Título: O ápice fisiológico
Autor:
Fonte: O Estado de São Paulo, 24/06/2006, Notas e Informações, p. A3

Não é de hoje o fenômeno do "fisiologismo" na política e na administração pública brasileira, tanto que o uso desse termo, para designar as barganhas entre os detentores do Poder e os partidos - ou suas facções -, tendo em vista a troca de cargos por apoios ou votos, logo que foi utilizado, a primeira vez, tornou-se consagrado, por bem definir uma chaga notória de nosso espaço público-político. Só para lembrar, era a época do governo Sarney quando um deputado peemedebista formulou a famosa paráfrase de origem franciscana, o "é dando que se recebe", para justificar referido fenômeno. Como não poderia deixar de ser, de lá para cá a prática "fisiológica" se intensificou na proporção do despencamento dos princípios éticos na vida política e na falta de cerimônia com que os partidos têm deixado em transparência suas ambições de poder a qualquer custo. E aí, embora sem ser o único - tem bons concorrentes -, o PMDB se mostra um partido que conseguiu desenvolver aptidões especiais de conquistar nesgas de Poder, a partir de acertos de todo o tipo, improváveis e até inacreditáveis (além de indecentes).

Às vezes custa a crer que um partido que representou a resistência democrática e a força política maior que deu combate à ditadura militar tenha se tornado um vasto balcão de negócios, até se aproveitando de divergências de suas próprias alas (divergências de natureza pessoal, regional ou puramente "negocial") para colocar pés (e mãos) em canoas adversárias, situacionistas e oposicionistas, tendo em vista arrematar nacos do Poder quem quer que vença as eleições. É este o PMDB que, hoje, com suas facções ajuntadas (a governista, a oposicionista e a ambidestra) negocia com o presidente-candidato Luiz Inácio Lula da Silva e já dele obtém a promessa de ocupar seu provável segundo governo "meio a meio" - quer dizer, ficando com metade dos 33 ministérios, incluindo todos os seus escalões ("porteira fechada") afora participação em seu chamado "núcleo duro".

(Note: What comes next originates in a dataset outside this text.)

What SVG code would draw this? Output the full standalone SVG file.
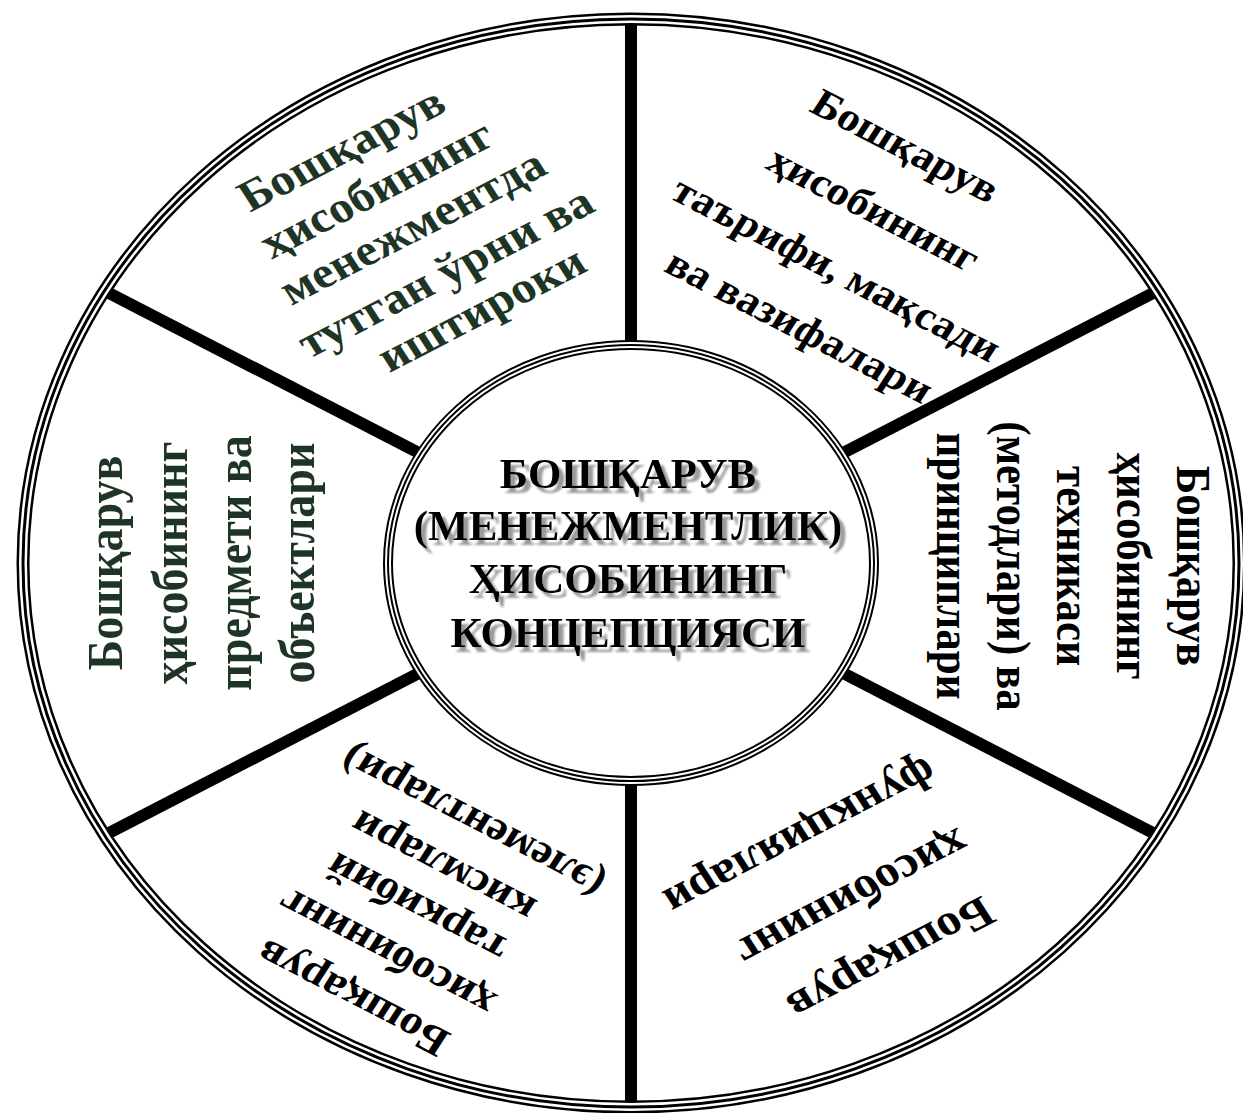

Sendo um partido muito bem organizado, em termos de capilaridade regional, é provável que o PMDB faça forte bancada no Congresso, além de eleger governos em alguns Estados importantes. Mas talvez venha sendo superestimada a força eleitoral peemedebista. Não é de se estranhar, a propósito, que com toda a sua estrutura e arraigada inserção, na vida político-administrativa brasileira, o PMDB não tenha conseguido, em tantos anos, formar uma liderança competitiva, capaz de concorrer à Presidência da República?

Bem é de ver que esse partido se transformou numa federação comandada por seus caciques regionais, cada vez desprezando mais qualquer laivo mínimo de coerência doutrinária ou programática, chegando, algumas vezes - como em São Paulo - ao oportunismo mais do que explícito, ao verdadeiro ápice fisiológico.

Veja-se o caso: o dirigente do PMDB paulista, ex-governador Orestes Quércia, fez de tudo para conseguir ser indicado vice, na chapa do candidato tucano José Serra - que tem grande vantagem nas pesquisas de intenção de votos e boa chance de se eleger no primeiro turno. Embora desejasse muito o apoio do PMDB e até se dispusesse, de bom grado, a ter um vice peemedebista, Serra teve que comunicar a Quércia o veto que os tucanos faziam a seu nome. O ex-governador insistiu na indicação do próprio nome, não aceitando qualquer outro - como se se tratasse de um feudo particular e inalienável. Mas os tucanos jamais poderiam concordar com essa caprichosa exigência pessoal de Quércia, sob pena de completa desmoralização, por um motivo muito simples e óbvio: o PSDB foi criado, justamente, pelos líderes do PMDB que nutriam inconciliáveis divergências éticas com Orestes Quércia. Com certeza o eleitorado tucano se colocaria fortemente contrário a essa indicação - terão pensado seus líderes. Talvez o ex-governador, hoje, pretendesse, justamente, uma espécie de atestado de idoneidade de seus ex-adversários tucanos. Mas, ao ter seu nome repudiado para integrar a chapa encabeçada por Serra, Quércia, imediatamente, anunciou sua candidatura ao governo do Estado, com o que acredita que ajudará o candidato do PT, impedindo que o tucano vença já no primeiro turno.

Mas que vantagem Quércia teria nisso? Bem, aí é o caso de conversar, de novo, com o presidente... Como havia a taxa de proteção na Chicago dos anos 30, talvez hoje se possa falar, entre nós, de uma taxa de governabilidade.